My Lords, there seems to be little doubt that waiting lists will grow. Is the noble Earl aware of the recent King’s Fund report, The NHS Productivity Challenge, which shows that the share of the national cake for the NHS, which was above 8% in 2009, is now about 7% and is set to fall to around 6% by 2021. Is there any justification for reducing the share of GDP for health services?

Photo of Earl Howe Earl Howe The Parliamentary Under-Secretary of State for Health

My Lords, the noble Lord knows of the economic constraints that this country has to contend with at the moment. Despite that, the Government are increasing the NHS budget over the course of this Parliament by £12.7 billion. That should indicate to the noble Lord the priority that we are giving to the NHS.

Photo of Lord McColl of Dulwich Lord McColl of Dulwich Conservative

My Lords, the Minister mentioned that the strain on the NHS is due to old people getting older, but is it not true that the strain is due to young people getting fatter and fatter? Is it not true that the Department of Health misled the nation by saying that the obesity epidemic—the worst for 90 years—is due to a lack of exercise when really it is due to people eating too much?

Photo of Earl Howe Earl Howe The Parliamentary Under-Secretary of State for Health

My noble friend is a very eloquent advocate of this particular issue and he is of course right.

Photo of Lord Patel Lord Patel Crossbench

Can the Minister tell us how those trusts that do not report on their waiting times, although they are small in number, are dealt with? How can they be held responsible when they do not report?

Photo of Earl Howe Earl Howe The Parliamentary Under-Secretary of State for Health

A handful of trusts are unable to report the full range of figures on their waiting times. They are given support to enable them to do so either by Monitor if they are foundation trusts or by the NHS Trust Development Authority.

Photo of Baroness McIntosh of Hudnall Baroness McIntosh of Hudnall Deputy Chairman of Committees, Deputy Speaker (Lords)

My Lords, I do not believe that the House heard the noble Earl address the issue raised by my noble friend Lord Turnberg. It was not about cash but about share. Can he expand a little on why the share of GDP allocated to the National Health Service is set to go down?
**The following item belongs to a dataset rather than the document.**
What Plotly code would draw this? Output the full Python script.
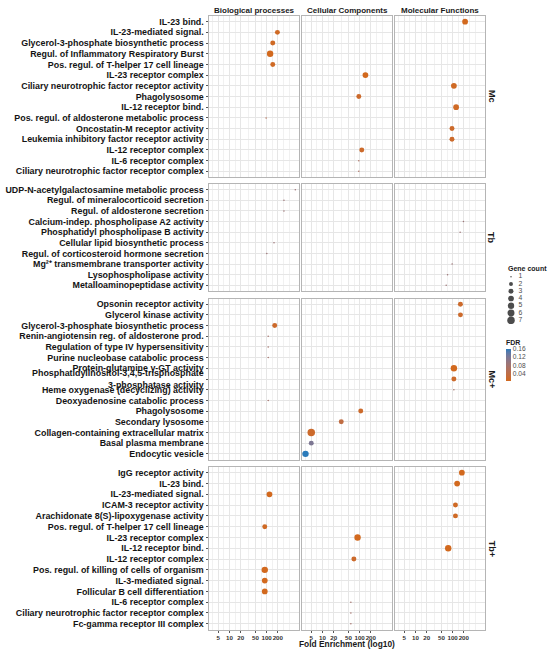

Photo of Earl Howe Earl Howe The Parliamentary Under-Secretary of State for Health

The share of GDP is only one measure. We have to take into account the state of the economy. If the party opposite had been elected to office, it had in fact decided that the share of the cake should be less than the one we have allocated. We have had to strike a balance and I believe that we have done so in a responsible way.